The reason I was mostly angry, was Mr. Extortion just showed up unannounced and was hanging out with our house maid, all best buddy, chatty chatty.

Smiles wide.

You know why?

They both had on beautiful new clothes.

Other than his designer jeans and fancy man top, dude had on a brand new pair of gorgeous white Doc Martins.


Hell.  I can't afford that.

Know why?

BECAUSE HE TOOK ALL OUR FUCKING MONEY!!!!

So, there they are, all decked out in brand new duds and I'm sitting in an 2nd hand dress that is destroyed by way of her fucking bleach.

They sure looked nice in their new clothes.

Apparently, he was here just to 'make sure nothing NEW was being done'.

They are not the suffering developing world people I thought they were.

Nor are they are ever using Papi or I for any more cash.

Then she crossed the line.

When it was time to talk to our plumber, who is my biggest hero in the world right now, ...

... damn it's nice to have a warm shower again!! ...

... the house maid decided that she would follow Papi in to eavesdrop on their conversation about how much we're being charged for our water to be fixed.

Fortunately, he told Papi he'd tell us tomorrow, so she didn't get the inside scoop.

But damn.

She's really making herself at home here.

She lived here for 11 months while the house sat empty, so she feels like it is hers.

It's not anymore.

And bringing in strangers who's husbands are in jail, not to mention Mr. Extortion is really not cool.

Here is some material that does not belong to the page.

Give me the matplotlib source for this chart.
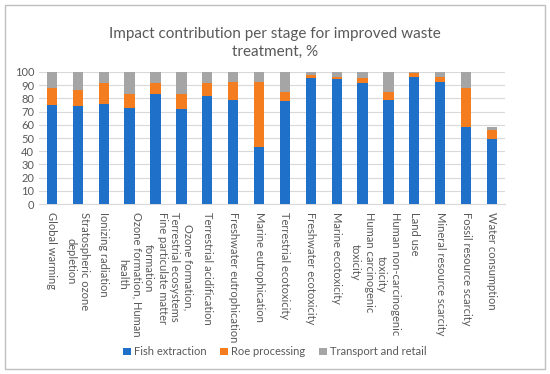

There will be some changes around here, because now I'm so fucking angry that I have no qualms about telling her what I expect out of an employee.

We will never be giving her any more than the money we give her while she's employed.

Which isn't for much longer.

Her family is not our DR Family any longer.

Let me tell you.

I am so angry, that after all was said and done and there was nobody left in our yard, I ate an entire bag of corn chips in seconds flat.

I hate it when I have an angry eating episode, but even more horrible is the fact that I was so nauseas from eating all the crap!!!

OK.

So, I got that off my chest.

Now I'm going to go outside and watch the concrete dry.



i let go of my anger so i can see clearly.